Objective: Copy out the data below as written; omit any images.

---------- Supplied material

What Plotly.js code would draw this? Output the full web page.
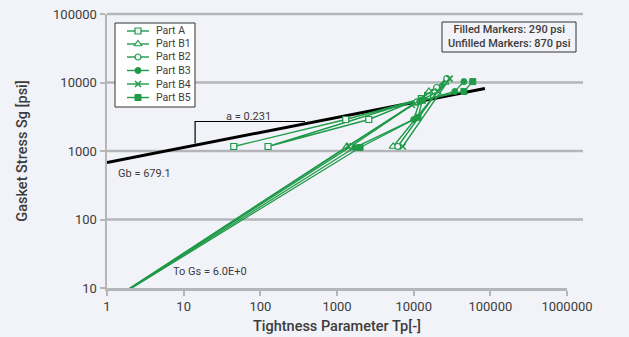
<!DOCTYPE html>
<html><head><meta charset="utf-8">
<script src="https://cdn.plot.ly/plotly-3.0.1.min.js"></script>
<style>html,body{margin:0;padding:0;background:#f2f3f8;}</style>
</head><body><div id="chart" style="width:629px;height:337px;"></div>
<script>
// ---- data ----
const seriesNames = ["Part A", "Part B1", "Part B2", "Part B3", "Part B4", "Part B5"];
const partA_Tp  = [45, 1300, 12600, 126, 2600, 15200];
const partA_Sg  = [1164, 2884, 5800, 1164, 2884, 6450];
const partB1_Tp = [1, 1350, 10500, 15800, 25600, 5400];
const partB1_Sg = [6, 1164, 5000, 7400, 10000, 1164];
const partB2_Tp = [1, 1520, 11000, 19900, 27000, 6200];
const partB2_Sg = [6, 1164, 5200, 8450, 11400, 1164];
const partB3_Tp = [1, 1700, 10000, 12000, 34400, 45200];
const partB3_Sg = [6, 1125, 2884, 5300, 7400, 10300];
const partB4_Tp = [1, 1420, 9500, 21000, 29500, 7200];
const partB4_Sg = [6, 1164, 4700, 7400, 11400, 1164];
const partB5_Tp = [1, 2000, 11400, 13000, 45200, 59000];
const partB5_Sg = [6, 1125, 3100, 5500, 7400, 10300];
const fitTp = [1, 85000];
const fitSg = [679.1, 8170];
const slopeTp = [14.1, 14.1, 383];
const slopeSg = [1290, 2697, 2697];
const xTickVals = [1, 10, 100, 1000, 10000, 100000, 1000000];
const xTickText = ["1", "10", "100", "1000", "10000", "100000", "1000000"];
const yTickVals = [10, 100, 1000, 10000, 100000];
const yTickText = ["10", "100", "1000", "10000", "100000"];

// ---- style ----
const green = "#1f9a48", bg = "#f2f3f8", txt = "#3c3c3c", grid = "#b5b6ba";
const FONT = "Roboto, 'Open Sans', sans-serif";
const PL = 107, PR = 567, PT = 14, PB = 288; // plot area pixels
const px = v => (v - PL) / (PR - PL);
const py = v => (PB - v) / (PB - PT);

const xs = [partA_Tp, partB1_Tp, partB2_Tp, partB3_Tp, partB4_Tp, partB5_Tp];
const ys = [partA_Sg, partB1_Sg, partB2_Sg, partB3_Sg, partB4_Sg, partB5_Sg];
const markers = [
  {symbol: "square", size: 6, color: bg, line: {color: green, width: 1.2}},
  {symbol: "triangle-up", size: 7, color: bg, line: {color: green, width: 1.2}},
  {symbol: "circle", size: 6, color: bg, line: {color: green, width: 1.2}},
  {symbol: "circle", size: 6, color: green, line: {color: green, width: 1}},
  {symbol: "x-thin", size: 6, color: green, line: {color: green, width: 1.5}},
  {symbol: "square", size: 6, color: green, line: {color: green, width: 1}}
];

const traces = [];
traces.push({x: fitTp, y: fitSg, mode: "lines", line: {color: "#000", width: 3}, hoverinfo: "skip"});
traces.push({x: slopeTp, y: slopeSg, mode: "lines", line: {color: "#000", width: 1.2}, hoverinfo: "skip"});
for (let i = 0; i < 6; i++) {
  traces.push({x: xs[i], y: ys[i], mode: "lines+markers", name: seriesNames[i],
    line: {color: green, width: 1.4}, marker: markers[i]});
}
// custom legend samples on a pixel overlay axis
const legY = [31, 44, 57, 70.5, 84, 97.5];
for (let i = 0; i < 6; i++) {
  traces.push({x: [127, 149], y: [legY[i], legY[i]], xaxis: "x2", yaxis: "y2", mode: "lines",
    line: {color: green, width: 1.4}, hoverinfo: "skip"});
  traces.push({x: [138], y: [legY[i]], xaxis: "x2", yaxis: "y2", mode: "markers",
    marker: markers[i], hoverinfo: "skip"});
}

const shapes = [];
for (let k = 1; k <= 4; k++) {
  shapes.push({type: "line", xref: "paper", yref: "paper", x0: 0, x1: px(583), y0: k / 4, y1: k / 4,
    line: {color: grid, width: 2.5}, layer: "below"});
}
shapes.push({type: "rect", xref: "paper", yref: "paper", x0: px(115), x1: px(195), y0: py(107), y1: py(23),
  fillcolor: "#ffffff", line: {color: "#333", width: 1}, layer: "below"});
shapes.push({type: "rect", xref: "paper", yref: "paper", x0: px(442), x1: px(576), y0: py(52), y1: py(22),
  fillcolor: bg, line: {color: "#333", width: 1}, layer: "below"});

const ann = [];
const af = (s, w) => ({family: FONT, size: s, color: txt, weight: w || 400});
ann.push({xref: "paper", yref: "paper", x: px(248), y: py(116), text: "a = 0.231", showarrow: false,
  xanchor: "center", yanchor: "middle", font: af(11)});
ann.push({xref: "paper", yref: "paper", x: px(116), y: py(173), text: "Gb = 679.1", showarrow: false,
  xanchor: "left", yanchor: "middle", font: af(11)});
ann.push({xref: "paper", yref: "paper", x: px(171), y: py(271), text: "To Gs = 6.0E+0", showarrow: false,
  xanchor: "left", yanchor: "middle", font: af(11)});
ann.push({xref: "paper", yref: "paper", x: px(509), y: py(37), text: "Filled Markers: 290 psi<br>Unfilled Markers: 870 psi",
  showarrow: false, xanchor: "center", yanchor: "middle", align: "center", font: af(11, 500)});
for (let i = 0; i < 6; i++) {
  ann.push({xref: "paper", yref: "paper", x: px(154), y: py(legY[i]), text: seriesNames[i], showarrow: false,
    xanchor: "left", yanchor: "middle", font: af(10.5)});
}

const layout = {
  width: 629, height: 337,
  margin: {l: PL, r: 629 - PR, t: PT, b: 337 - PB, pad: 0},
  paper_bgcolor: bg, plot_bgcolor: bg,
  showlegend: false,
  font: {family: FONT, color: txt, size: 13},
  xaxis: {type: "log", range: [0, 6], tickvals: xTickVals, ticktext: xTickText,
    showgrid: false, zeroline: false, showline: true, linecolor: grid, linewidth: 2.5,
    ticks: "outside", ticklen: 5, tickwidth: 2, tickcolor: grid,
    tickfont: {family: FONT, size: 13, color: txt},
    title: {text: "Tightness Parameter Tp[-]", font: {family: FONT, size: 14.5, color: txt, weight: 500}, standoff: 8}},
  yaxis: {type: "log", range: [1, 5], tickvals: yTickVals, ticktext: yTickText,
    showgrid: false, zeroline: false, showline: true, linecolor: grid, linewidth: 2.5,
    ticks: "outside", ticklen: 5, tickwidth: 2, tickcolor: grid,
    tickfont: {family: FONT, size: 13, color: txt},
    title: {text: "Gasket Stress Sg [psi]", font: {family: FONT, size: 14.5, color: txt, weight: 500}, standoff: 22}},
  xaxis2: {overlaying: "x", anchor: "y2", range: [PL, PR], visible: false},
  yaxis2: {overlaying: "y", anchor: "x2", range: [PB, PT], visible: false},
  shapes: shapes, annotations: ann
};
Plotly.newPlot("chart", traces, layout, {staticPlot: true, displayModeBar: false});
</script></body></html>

--------------------

Solution:
What Plotly.js code would draw this? Output the full web page.
<!DOCTYPE html>
<html><head><meta charset="utf-8">
<script src="https://cdn.plot.ly/plotly-3.0.1.min.js"></script>
<style>html,body{margin:0;padding:0;background:#f2f3f8;}</style>
</head><body><div id="chart" style="width:629px;height:337px;"></div>
<script>
// ---- data ----
const seriesNames = ["Part A", "Part B1", "Part B2", "Part B3", "Part B4", "Part B5"];
const partA_Tp  = [45, 1300, 12600, 126, 2600, 15200];
const partA_Sg  = [1164, 2884, 5800, 1164, 2884, 6450];
const partB1_Tp = [1, 1350, 10500, 15800, 25600, 5400];
const partB1_Sg = [6, 1164, 5000, 7400, 10000, 1164];
const partB2_Tp = [1, 1520, 11000, 19900, 27000, 6200];
const partB2_Sg = [6, 1164, 5200, 8450, 11400, 1164];
const partB3_Tp = [1, 1700, 10000, 12000, 34400, 45200];
const partB3_Sg = [6, 1125, 2884, 5300, 7400, 10300];
const partB4_Tp = [1, 1420, 9500, 21000, 29500, 7200];
const partB4_Sg = [6, 1164, 4700, 7400, 11400, 1164];
const partB5_Tp = [1, 2000, 11400, 13000, 45200, 59000];
const partB5_Sg = [6, 1125, 3100, 5500, 7400, 10300];
const fitTp = [1, 85000];
const fitSg = [679.1, 8170];
const slopeTp = [14.1, 14.1, 383];
const slopeSg = [1290, 2697, 2697];
const xTickVals = [1, 10, 100, 1000, 10000, 100000, 1000000];
const xTickText = ["1", "10", "100", "1000", "10000", "100000", "1000000"];
const yTickVals = [10, 100, 1000, 10000, 100000];
const yTickText = ["10", "100", "1000", "10000", "100000"];

// ---- style ----
const green = "#1f9a48", bg = "#f2f3f8", txt = "#3c3c3c", grid = "#b5b6ba";
const FONT = "Roboto, 'Open Sans', sans-serif";
const PL = 107, PR = 567, PT = 14, PB = 288; // plot area pixels
const px = v => (v - PL) / (PR - PL);
const py = v => (PB - v) / (PB - PT);

const xs = [partA_Tp, partB1_Tp, partB2_Tp, partB3_Tp, partB4_Tp, partB5_Tp];
const ys = [partA_Sg, partB1_Sg, partB2_Sg, partB3_Sg, partB4_Sg, partB5_Sg];
const markers = [
  {symbol: "square", size: 6, color: bg, line: {color: green, width: 1.2}},
  {symbol: "triangle-up", size: 7, color: bg, line: {color: green, width: 1.2}},
  {symbol: "circle", size: 6, color: bg, line: {color: green, width: 1.2}},
  {symbol: "circle", size: 6, color: green, line: {color: green, width: 1}},
  {symbol: "x-thin", size: 6, color: green, line: {color: green, width: 1.5}},
  {symbol: "square", size: 6, color: green, line: {color: green, width: 1}}
];

const traces = [];
traces.push({x: fitTp, y: fitSg, mode: "lines", line: {color: "#000", width: 3}, hoverinfo: "skip"});
traces.push({x: slopeTp, y: slopeSg, mode: "lines", line: {color: "#000", width: 1.2}, hoverinfo: "skip"});
for (let i = 0; i < 6; i++) {
  traces.push({x: xs[i], y: ys[i], mode: "lines+markers", name: seriesNames[i],
    line: {color: green, width: 1.4}, marker: markers[i]});
}
// custom legend samples on a pixel overlay axis
const legY = [31, 44, 57, 70.5, 84, 97.5];
for (let i = 0; i < 6; i++) {
  traces.push({x: [127, 149], y: [legY[i], legY[i]], xaxis: "x2", yaxis: "y2", mode: "lines",
    line: {color: green, width: 1.4}, hoverinfo: "skip"});
  traces.push({x: [138], y: [legY[i]], xaxis: "x2", yaxis: "y2", mode: "markers",
    marker: markers[i], hoverinfo: "skip"});
}

const shapes = [];
for (let k = 1; k <= 4; k++) {
  shapes.push({type: "line", xref: "paper", yref: "paper", x0: 0, x1: px(583), y0: k / 4, y1: k / 4,
    line: {color: grid, width: 2.5}, layer: "below"});
}
shapes.push({type: "rect", xref: "paper", yref: "paper", x0: px(115), x1: px(195), y0: py(107), y1: py(23),
  fillcolor: "#ffffff", line: {color: "#333", width: 1}, layer: "below"});
shapes.push({type: "rect", xref: "paper", yref: "paper", x0: px(442), x1: px(576), y0: py(52), y1: py(22),
  fillcolor: bg, line: {color: "#333", width: 1}, layer: "below"});

const ann = [];
const af = (s, w) => ({family: FONT, size: s, color: txt, weight: w || 400});
ann.push({xref: "paper", yref: "paper", x: px(248), y: py(116), text: "a = 0.231", showarrow: false,
  xanchor: "center", yanchor: "middle", font: af(11)});
ann.push({xref: "paper", yref: "paper", x: px(116), y: py(173), text: "Gb = 679.1", showarrow: false,
  xanchor: "left", yanchor: "middle", font: af(11)});
ann.push({xref: "paper", yref: "paper", x: px(171), y: py(271), text: "To Gs = 6.0E+0", showarrow: false,
  xanchor: "left", yanchor: "middle", font: af(11)});
ann.push({xref: "paper", yref: "paper", x: px(509), y: py(37), text: "Filled Markers: 290 psi<br>Unfilled Markers: 870 psi",
  showarrow: false, xanchor: "center", yanchor: "middle", align: "center", font: af(11, 500)});
for (let i = 0; i < 6; i++) {
  ann.push({xref: "paper", yref: "paper", x: px(154), y: py(legY[i]), text: seriesNames[i], showarrow: false,
    xanchor: "left", yanchor: "middle", font: af(10.5)});
}

const layout = {
  width: 629, height: 337,
  margin: {l: PL, r: 629 - PR, t: PT, b: 337 - PB, pad: 0},
  paper_bgcolor: bg, plot_bgcolor: bg,
  showlegend: false,
  font: {family: FONT, color: txt, size: 13},
  xaxis: {type: "log", range: [0, 6], tickvals: xTickVals, ticktext: xTickText,
    showgrid: false, zeroline: false, showline: true, linecolor: grid, linewidth: 2.5,
    ticks: "outside", ticklen: 5, tickwidth: 2, tickcolor: grid,
    tickfont: {family: FONT, size: 13, color: txt},
    title: {text: "Tightness Parameter Tp[-]", font: {family: FONT, size: 14.5, color: txt, weight: 500}, standoff: 8}},
  yaxis: {type: "log", range: [1, 5], tickvals: yTickVals, ticktext: yTickText,
    showgrid: false, zeroline: false, showline: true, linecolor: grid, linewidth: 2.5,
    ticks: "outside", ticklen: 5, tickwidth: 2, tickcolor: grid,
    tickfont: {family: FONT, size: 13, color: txt},
    title: {text: "Gasket Stress Sg [psi]", font: {family: FONT, size: 14.5, color: txt, weight: 500}, standoff: 22}},
  xaxis2: {overlaying: "x", anchor: "y2", range: [PL, PR], visible: false},
  yaxis2: {overlaying: "y", anchor: "x2", range: [PB, PT], visible: false},
  shapes: shapes, annotations: ann
};
Plotly.newPlot("chart", traces, layout, {staticPlot: true, displayModeBar: false});
</script></body></html>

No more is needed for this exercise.